Study domain limits, generalities

Electro magnetic phenomena

In the study of electromagnetic phenomena it is necessary to model both the device and the surrounding air. In fact, the quantities studied in electromagnetics (electric fields, magnetic fields), are not considered null in air or in a vacuum, contrary to other physics disciplines, mechanics, for example, where air is not taken into account.

Finite element method

The finite element method is based on the subdivision of the entire study domain in a finite number of sub domains of finite size.

The physical problem is governed by a differential equation or with partial derivatives that should be satisfied on all the points of a domain. To ensure the uniqueness of the solution, boundary conditions on the outer edges must be imposed.
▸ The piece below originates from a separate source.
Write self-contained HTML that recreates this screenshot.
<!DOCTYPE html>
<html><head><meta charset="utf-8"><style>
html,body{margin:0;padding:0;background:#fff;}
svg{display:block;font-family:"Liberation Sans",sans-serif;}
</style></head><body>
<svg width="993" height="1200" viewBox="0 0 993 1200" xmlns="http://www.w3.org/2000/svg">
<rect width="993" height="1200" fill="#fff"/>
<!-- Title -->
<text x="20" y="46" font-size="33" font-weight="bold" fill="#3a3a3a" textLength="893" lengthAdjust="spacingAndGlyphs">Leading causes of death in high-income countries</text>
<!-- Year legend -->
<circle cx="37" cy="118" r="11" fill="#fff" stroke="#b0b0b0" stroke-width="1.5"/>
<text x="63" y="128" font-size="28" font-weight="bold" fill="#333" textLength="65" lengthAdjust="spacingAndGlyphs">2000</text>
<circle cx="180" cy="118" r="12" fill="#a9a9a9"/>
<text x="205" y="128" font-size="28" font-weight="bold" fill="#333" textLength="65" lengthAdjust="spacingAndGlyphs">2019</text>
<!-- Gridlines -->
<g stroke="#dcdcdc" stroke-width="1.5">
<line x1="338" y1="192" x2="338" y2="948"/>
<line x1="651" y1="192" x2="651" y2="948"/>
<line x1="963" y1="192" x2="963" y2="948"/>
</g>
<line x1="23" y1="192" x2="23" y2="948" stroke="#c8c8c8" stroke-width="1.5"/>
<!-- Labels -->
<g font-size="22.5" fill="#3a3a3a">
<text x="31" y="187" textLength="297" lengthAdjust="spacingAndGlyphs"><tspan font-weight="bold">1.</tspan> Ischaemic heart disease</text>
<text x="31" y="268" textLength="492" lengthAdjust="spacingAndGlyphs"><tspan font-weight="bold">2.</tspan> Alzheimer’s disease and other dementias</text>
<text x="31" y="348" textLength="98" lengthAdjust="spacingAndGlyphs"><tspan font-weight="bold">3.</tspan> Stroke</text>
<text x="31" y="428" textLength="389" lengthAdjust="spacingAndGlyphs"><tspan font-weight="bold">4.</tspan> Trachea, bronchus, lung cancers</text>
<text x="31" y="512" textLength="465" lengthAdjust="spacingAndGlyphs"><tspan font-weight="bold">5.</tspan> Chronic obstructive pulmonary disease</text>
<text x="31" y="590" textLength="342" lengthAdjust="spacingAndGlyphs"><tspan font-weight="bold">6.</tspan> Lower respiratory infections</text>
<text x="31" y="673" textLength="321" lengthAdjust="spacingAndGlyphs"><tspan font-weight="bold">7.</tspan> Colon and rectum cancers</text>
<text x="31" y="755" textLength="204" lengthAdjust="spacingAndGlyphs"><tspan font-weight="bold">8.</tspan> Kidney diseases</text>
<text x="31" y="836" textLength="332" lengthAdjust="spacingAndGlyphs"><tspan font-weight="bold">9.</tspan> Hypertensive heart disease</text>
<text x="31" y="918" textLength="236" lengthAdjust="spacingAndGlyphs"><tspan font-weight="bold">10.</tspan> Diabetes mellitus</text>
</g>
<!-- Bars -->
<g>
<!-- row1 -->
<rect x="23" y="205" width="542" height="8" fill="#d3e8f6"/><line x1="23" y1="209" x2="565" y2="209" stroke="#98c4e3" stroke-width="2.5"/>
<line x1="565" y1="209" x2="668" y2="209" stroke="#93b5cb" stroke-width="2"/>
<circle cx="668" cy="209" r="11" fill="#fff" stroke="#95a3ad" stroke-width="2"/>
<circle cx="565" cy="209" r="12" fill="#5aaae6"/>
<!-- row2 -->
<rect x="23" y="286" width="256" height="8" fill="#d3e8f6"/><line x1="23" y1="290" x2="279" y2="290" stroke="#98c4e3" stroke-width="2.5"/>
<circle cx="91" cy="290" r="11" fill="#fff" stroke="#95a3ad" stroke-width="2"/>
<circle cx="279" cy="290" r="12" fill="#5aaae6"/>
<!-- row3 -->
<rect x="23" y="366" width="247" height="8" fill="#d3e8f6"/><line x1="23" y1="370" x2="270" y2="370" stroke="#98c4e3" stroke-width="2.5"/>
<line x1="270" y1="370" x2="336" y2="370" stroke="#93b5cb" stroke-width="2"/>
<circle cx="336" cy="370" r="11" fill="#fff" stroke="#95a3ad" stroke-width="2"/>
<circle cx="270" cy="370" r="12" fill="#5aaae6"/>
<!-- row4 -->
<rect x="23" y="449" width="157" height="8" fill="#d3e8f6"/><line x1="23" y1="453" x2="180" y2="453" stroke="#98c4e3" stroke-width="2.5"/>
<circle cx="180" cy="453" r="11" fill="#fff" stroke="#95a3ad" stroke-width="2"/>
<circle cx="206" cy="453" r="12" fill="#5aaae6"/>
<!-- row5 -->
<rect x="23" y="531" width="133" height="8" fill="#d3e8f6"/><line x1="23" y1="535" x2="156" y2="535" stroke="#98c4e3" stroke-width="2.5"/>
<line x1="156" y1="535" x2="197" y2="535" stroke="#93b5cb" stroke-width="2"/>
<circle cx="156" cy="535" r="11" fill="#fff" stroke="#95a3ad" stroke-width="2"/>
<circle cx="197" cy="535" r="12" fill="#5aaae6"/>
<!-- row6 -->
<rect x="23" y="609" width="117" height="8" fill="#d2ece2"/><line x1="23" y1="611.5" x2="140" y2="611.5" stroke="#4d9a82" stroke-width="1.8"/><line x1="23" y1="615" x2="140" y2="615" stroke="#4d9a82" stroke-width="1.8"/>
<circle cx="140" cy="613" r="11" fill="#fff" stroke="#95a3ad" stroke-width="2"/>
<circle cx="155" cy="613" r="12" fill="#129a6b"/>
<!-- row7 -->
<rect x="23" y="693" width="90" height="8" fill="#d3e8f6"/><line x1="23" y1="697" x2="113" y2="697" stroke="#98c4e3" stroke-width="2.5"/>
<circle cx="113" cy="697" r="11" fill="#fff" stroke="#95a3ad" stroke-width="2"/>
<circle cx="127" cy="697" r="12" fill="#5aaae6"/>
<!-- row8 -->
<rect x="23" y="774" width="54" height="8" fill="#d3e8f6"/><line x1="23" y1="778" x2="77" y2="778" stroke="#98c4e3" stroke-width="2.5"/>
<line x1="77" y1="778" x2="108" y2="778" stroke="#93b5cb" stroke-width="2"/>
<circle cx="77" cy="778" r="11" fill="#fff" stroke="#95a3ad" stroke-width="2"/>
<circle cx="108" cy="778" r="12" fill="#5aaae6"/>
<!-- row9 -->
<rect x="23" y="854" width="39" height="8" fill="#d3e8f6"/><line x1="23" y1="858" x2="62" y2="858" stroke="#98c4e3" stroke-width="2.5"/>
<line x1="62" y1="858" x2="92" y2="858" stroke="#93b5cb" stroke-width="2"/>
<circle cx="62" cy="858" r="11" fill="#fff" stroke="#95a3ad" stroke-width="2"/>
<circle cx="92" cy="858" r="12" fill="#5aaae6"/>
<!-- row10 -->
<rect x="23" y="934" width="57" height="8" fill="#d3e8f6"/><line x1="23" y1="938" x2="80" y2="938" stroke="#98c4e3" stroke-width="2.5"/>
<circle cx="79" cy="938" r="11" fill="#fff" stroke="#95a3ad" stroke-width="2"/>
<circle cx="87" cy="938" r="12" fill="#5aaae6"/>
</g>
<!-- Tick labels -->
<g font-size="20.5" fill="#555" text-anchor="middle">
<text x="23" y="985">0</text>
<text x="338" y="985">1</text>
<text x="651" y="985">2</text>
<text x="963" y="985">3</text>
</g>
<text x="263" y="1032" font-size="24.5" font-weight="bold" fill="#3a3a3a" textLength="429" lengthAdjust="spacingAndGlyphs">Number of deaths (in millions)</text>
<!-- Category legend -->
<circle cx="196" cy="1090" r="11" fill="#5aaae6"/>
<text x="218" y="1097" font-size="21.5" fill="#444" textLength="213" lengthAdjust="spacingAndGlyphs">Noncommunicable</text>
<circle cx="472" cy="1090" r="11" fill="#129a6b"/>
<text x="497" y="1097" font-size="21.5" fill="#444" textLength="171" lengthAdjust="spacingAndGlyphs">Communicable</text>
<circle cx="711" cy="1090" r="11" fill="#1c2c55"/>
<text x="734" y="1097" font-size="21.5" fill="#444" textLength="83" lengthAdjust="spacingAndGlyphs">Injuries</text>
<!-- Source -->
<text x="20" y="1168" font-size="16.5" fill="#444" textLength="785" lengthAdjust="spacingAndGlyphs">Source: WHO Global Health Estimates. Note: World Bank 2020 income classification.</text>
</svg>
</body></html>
Thus, to solve a problem with the finite element method, it is necessary to:

  • set limits on the device model, i.e. to define the limits or boundaries of the domain,
  • impose boundary conditions on the edges, i.e., to define the values of the state variable (potential, temperature) on the boundaries of the domain.

Apparent contradiction

The finite element method requires limits on the problem region, while the electromagnetic phenomena are unlimited.

In other words, open domains cannot be modeled by the finite element method, because it is impossible to subdivide an infinite domain into a finite number of finite sub-domains.
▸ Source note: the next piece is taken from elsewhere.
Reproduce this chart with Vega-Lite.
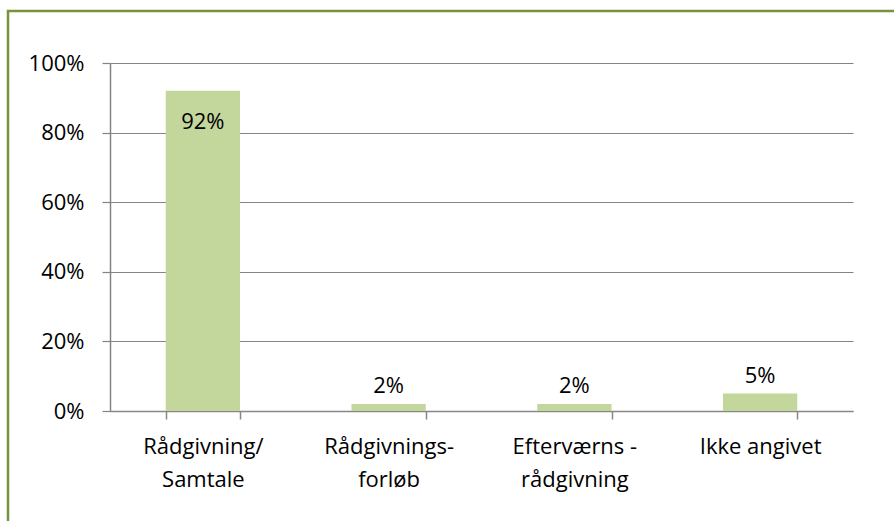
{
  "$schema": "https://vega.github.io/schema/vega-lite/v6.json",
  "width": 890,
  "height": 515,
  "autosize": "none",
  "padding": {"left": 8, "top": 11, "right": 0, "bottom": 0},
  "background": "white",
  "config": {
    "view": {"stroke": "#77933C", "strokeWidth": 2.5},
    "font": "Open Sans"
  },
  "data": {
    "values": [
      {"kategori": "Rådgivning/\nSamtale", "andel": 0.92},
      {"kategori": "Rådgivnings-\nforløb", "andel": 0.02},
      {"kategori": "Efterværns -\nrådgivning", "andel": 0.02},
      {"kategori": "Ikke angivet", "andel": 0.05}
    ]
  },
  "encoding": {
    "x": {
      "field": "kategori",
      "type": "nominal",
      "sort": null,
      "scale": {"range": [102, 845], "paddingInner": 0.6, "paddingOuter": 0.3},
      "axis": {
        "title": null,
        "labelAngle": 0,
        "offset": -115,
        "domainColor": "#878787",
        "domainWidth": 1.5,
        "tickColor": "#878787",
        "tickWidth": 1.5,
        "tickSize": 8,
        "tickBand": "extent",
        "labelFont": "Open Sans",
        "labelFontSize": 22,
        "labelColor": "black",
        "labelPadding": 17,
        "labelLineHeight": 33,
        "labelBaseline": "top",
        "labelLimit": 0,
        "labelExpr": "isValid(datum.value) ? split(datum.value, '\\n') : ''"
      }
    },
    "y": {
      "field": "andel",
      "type": "quantitative",
      "scale": {"domain": [0, 1], "range": [400, 52], "nice": false},
      "axis": {
        "title": null,
        "offset": -102,
        "values": [0, 0.2, 0.4, 0.6, 0.8, 1],
        "format": ".0%",
        "grid": true,
        "gridColor": "#848484",
        "gridWidth": 1.2,
        "gridOpacity": 1,
        "domainColor": "#848484",
        "domainWidth": 1.5,
        "tickColor": "#848484",
        "tickWidth": 1.2,
        "tickSize": 8,
        "labelFont": "Open Sans",
        "labelFontSize": 22,
        "labelColor": "black",
        "labelPadding": 18
      }
    }
  },
  "layer": [
    {"mark": {"type": "bar", "color": "#C3D69B"}},
    {
      "transform": [{"filter": "datum.andel > 0.5"}],
      "mark": {"type": "text", "font": "Open Sans", "fontSize": 22, "color": "black", "baseline": "alphabetic", "dy": 38},
      "encoding": {"text": {"field": "andel", "type": "quantitative", "format": ".0%"}}
    },
    {
      "transform": [{"filter": "datum.andel <= 0.5"}],
      "mark": {"type": "text", "font": "Open Sans", "fontSize": 22, "color": "black", "baseline": "alphabetic", "dy": -11},
      "encoding": {"text": {"field": "andel", "type": "quantitative", "format": ".0%"}}
    }
  ]
}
Study domain limits: different methods

To offset this contradiction, different methods can be used.

The first method (the truncation method) consists of closing the study domain with an outer boundary sufficiently far away from the device so as not to interfere with the results.

The second method consists of using a transformation that converts the open domain into a closed domain.

These two methods are described in the following paragraphs.

Study domain limits: truncation method

The truncation method consists of closing the study domain with an outer boundary sufficiently far away from the device so as not to interfere with the results.

The device is placed inside an air–filled box, and infinity is approximated by a closed and remote truncation boundary. The size of the air-filled box is adjusted so that the effects of the truncation boundary approximation can be neglected.

The user must determine the quantity of air to model around the device, i.e., he or she must evaluate the distance at which the computed fields become negligible.

Truncation method: disadvantages

The truncation method has certain disadvantages:

  • relatively high cost in terms of numbers of unknowns
  • negligible field values near the truncation boundary

Modeling infinity: using a transformation

To compensate for these disadvantages, a second method consists of using a transformation that converts the open domain into a closed domain.

The basic idea is to transform the open domain into a closed domain because the open domain cannot be meshed.

Use of a transformation, principle

The intial space is decomposed into two domains:

  • a closed interior domain, Eint
  • an open exterior domain, Eext

The initial space, with open borders, is transformed into a final space with closed borders, in the following way:

  • the interior domain (Eint) is not modified
  • the exterior domain (Eext) is linked to a closed domain (Eext_image) through a spatial transformation T.

Thus, the final space is composed of two domains:

  • a closed interior domain Eint
  • a closed exterior domain Eext_image

These two (closed) domains are meshed with classical finite elements.

Illustration

Use of a transformation, principle (continued)

To take into account the transformations in the equations, we suppose that :

  • the finite elements formulations are not modified (the state variable of the initial domain and the state variable of the image domain are equal)
  • new types of finite elements (transformed finite elements) are able to model infinity.

Illustration: Representation of the exterior domain

Choice of the transformation

Theoretically several space transformations can be used. The transformation of the real space into an image space must be bijective. It must also have properties of continuity and derivability on and between the elements, etc.

In practice, the transformations used in the software take into account various efficiency criteria: quality of the solution obtained for a number of elements or unknown factors, simplicity of implementation and so on.